My job has been driving me up the wall. Burning me out. Pissing me off. Constantly. Every night. I have always been able to find the good points about this facility even when they've been being stupid. But lately… I have nothing good to say about this place. And even less good to say about the upper management. I'm just done. I been contemplating making a major career change for awhile. And now with things going so bad here right now, it's really been on my mind. I will have to get some certification to be able to pursue employment in the area I'm thinking of. And being that it's a completely new direction for me… it's made me highly anxious. And I've had my doubts about whether or not it would even work out for me. Could I even do this job? And could I make a living at it?
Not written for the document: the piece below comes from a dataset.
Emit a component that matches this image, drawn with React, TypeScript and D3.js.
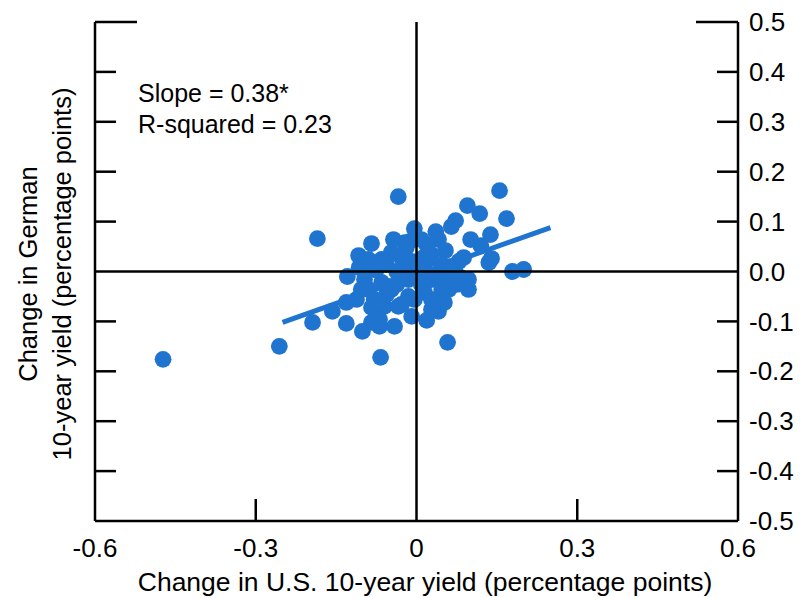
import React, { useEffect, useRef } from 'react'
import * as d3 from 'd3'

// change in U.S. 10-year yield (pp)
const usChange = [
  -0.473, -0.256, -0.194, -0.185, -0.157, -0.129, -0.131, -0.131, -0.108, -0.101,
  -0.067, -0.084, -0.034, -0.004, 0.036, 0.041, 0.065, 0.073, 0.095, 0.118,
  0.155, 0.168, 0.138, 0.101, 0.12, 0.14, 0.179, 0.2, 0.058, 0.019,
  0.041, 0.097, 0.097, 0.079, 0.054, 0.047, 0.028, 0.013, -0.013, -0.028,
  -0.047, -0.065, -0.09, -0.107, -0.097, -0.079, -0.022, -0.065, -0.047, -0.015,
  0.028, 0.065, 0.047, 0.015, -0.004, -0.079, -0.06, -0.009, -0.041, -0.069,
  -0.084, -0.069, 0.135, -0.037, 0.009, -0.056, -0.028, 0.009, -0.103, -0.037,
  -0.009, 0.037, 0.075, -0.084, -0.019, 0.019, -0.056,
  0.088, 0.052, -0.034, -0.065, 0.028, -0.009, -0.022, 0.041, 0.079, -0.052,
  -0.09, -0.015, 0.028, 0.065, -0.075, 0.015, 0.022, -0.071, -0.112, -0.043,
  0.009, 0.06,
]

// change in German 10-year yield (pp)
const deChange = [
  -0.176, -0.15, -0.102, 0.066, -0.08, -0.01, -0.062, -0.104, 0.032, -0.12,
  -0.172, 0.056, 0.15, 0.086, 0.08, 0.064, 0.09, 0.102, 0.132, 0.116,
  0.162, 0.106, 0.074, 0.064, 0.052, 0.026, 0.0, 0.004, -0.142, -0.098,
  -0.08, -0.036, -0.016, 0.02, 0.042, 0.014, 0.034, 0.028, 0.06, 0.028,
  0.038, 0.024, 0.024, 0.008, -0.016, 0.004, 0.01, -0.022, -0.036, -0.016,
  -0.016, -0.01, -0.036, -0.042, -0.056, -0.056, -0.07, -0.09, -0.11, -0.11,
  -0.102, -0.096, 0.018, 0.0, 0.004, -0.046, -0.066, -0.026, -0.036, -0.026,
  0.02, -0.006, -0.026, -0.072, 0.048, 0.054, 0.014,
  0.028, -0.062, -0.07, -0.062, -0.056, 0.018, 0.058, -0.01, -0.01, -0.03,
  -0.036, -0.05, -0.076, 0.01, 0.004, 0.004, 0.024, -0.1, -0.056, 0.064,
  0.064, -0.036,
]

const fitSlope = 0.38
const fitIntercept = -0.007
const fitRange = [-0.25, 0.25]

const xTicks = [-0.6, -0.3, 0, 0.3, 0.6]
const yTicks = [-0.5, -0.4, -0.3, -0.2, -0.1, 0, 0.1, 0.2, 0.3, 0.4, 0.5]

const notes = ['Slope = 0.38*', 'R-squared = 0.23']

const BLUE = '#1f74d0'
const FONT = "'Liberation Sans', Arial, sans-serif"

// plain hyphen for negatives, like the original
const fmt = (t: number) => d3.format('.1f')(t).replace('\u2212', '-')

const App = () => {
  const ref = useRef<SVGSVGElement>(null)

  useEffect(() => {
    const left = 95,
      right = 738,
      top = 22,
      bottom = 521

    const svg = d3.select(ref.current)
    svg.selectAll('*').remove()

    const x = d3.scaleLinear().domain([-0.6, 0.6]).range([left, right])
    const y = d3.scaleLinear().domain([-0.5, 0.5]).range([bottom, top])

    const points = usChange.map((u, i) => ({ u, d: deChange[i] }))

    svg
      .append('g')
      .selectAll('circle')
      .data(points)
      .enter()
      .append('circle')
      .attr('cx', p => x(p.u))
      .attr('cy', p => y(p.d))
      .attr('r', 8.4)
      .attr('fill', BLUE)

    const line = d3
      .line<number>()
      .x(v => x(v))
      .y(v => y(fitSlope * v + fitIntercept))

    svg
      .append('path')
      .datum(fitRange)
      .attr('d', line)
      .attr('fill', 'none')
      .attr('stroke', BLUE)
      .attr('stroke-width', 5)

    const axes = svg
      .append('g')
      .attr('stroke', '#000')
      .attr('stroke-width', 2.5)
      .attr('fill', 'none')

    // frame: left, right, bottom
    axes.append('line').attr('x1', left).attr('x2', left).attr('y1', top).attr('y2', bottom)
    axes.append('line').attr('x1', right).attr('x2', right).attr('y1', top).attr('y2', bottom)
    axes.append('line').attr('x1', left).attr('x2', right).attr('y1', bottom).attr('y2', bottom)

    // zero lines
    axes.append('line').attr('x1', left).attr('x2', right).attr('y1', y(0)).attr('y2', y(0))
    axes.append('line').attr('x1', x(0)).attr('x2', x(0)).attr('y1', top).attr('y2', bottom)

    // y ticks on both sides, pointing inward
    yTicks
      .filter(t => t !== 0 && t !== -0.5)
      .forEach(t => {
        const len = t === 0.5 ? 42 : 21
        axes.append('line').attr('x1', left).attr('x2', left + len).attr('y1', y(t)).attr('y2', y(t))
        axes.append('line').attr('x1', right).attr('x2', right - len).attr('y1', y(t)).attr('y2', y(t))
      })

    // x ticks pointing up
    xTicks
      .filter(t => t !== -0.6 && t !== 0.6 && t !== 0)
      .forEach(t => {
        axes.append('line').attr('x1', x(t)).attr('x2', x(t)).attr('y1', bottom).attr('y2', bottom - 22)
      })

    const txt = svg.append('g').attr('font-family', FONT).attr('fill', '#000')

    txt
      .selectAll('.xlab')
      .data(xTicks)
      .enter()
      .append('text')
      .attr('x', t => x(t))
      .attr('y', bottom + 36)
      .attr('text-anchor', 'middle')
      .attr('font-size', 26)
      .text(t => (t === 0 ? '0' : fmt(t)))

    txt
      .selectAll('.ylab')
      .data(yTicks)
      .enter()
      .append('text')
      .attr('x', right + 11)
      .attr('y', t => y(t))
      .attr('dy', '0.35em')
      .attr('font-size', 26)
      .text(t => fmt(t))

    txt
      .append('text')
      .attr('x', 425)
      .attr('y', 591)
      .attr('text-anchor', 'middle')
      .attr('font-size', 26.5)
      .text('Change in U.S. 10-year yield (percentage points)')

    const ylab = txt
      .append('text')
      .attr('transform', `translate(0, 274) rotate(-90)`)
      .attr('text-anchor', 'middle')
      .attr('font-size', 25.5)
    ylab.append('tspan').attr('x', 0).attr('y', 37).text('Change in German')
    ylab.append('tspan').attr('x', 0).attr('y', 71).text('10-year yield (percentage points)')

    txt
      .selectAll('.note')
      .data(notes)
      .enter()
      .append('text')
      .attr('x', 138)
      .attr('y', (d, i) => 102 + i * 31)
      .attr('font-size', 25)
      .text(d => d)
  }, [])

  return (
    <svg
      ref={ref}
      width={800}
      height={598}
      style={{ position: 'absolute', left: 0, top: 0, background: '#fff' }}
    />
  )
}

export default App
And if I do pursue it… do I just stick it out here until that time, or do I find another "in the meantime" job? I've considered just getting another job doing essentially the same thing I'm already doing. But since I've been here 8+ years, finding a job that will pay me at an equivalent level is a little tricky.
I've talked to a few people about the new direction I was considering. Mostly my family. One very close friend. People I can trust to be honest with me. And to be honest… I expected them to laugh in my face. Even if they were trying to be supportive and kind… I expected a long silence followed by a skeptical "are you sure you've thought this through?" But in every case… they've been surprised, but immediately they've said something along the lines of "that's great! You would be awesome at that. That could be the very thing you've been looking for your entire life." Every time.
As some of you may know… I'm highly religious. So in making a major decision like this, I had to involve God in the process. So, after talking to several people, after thinking about it A LOT, and even taking the matter up with God… I decided to go for it.
So, I have actually gotten online and made the purchases to pursue the education necessary for certification as a personal trainer. I just got an email yesterday confirming that my manuals have been shipped. It's still a little nerve wracking. But I've felt good since jumping in. None of those "oh, crap, what have I just done?" feelings. And it's really exciting too. I keep wondering what else I can do. And that's fun. To realize a world of possibilities and start getting excited to explore them.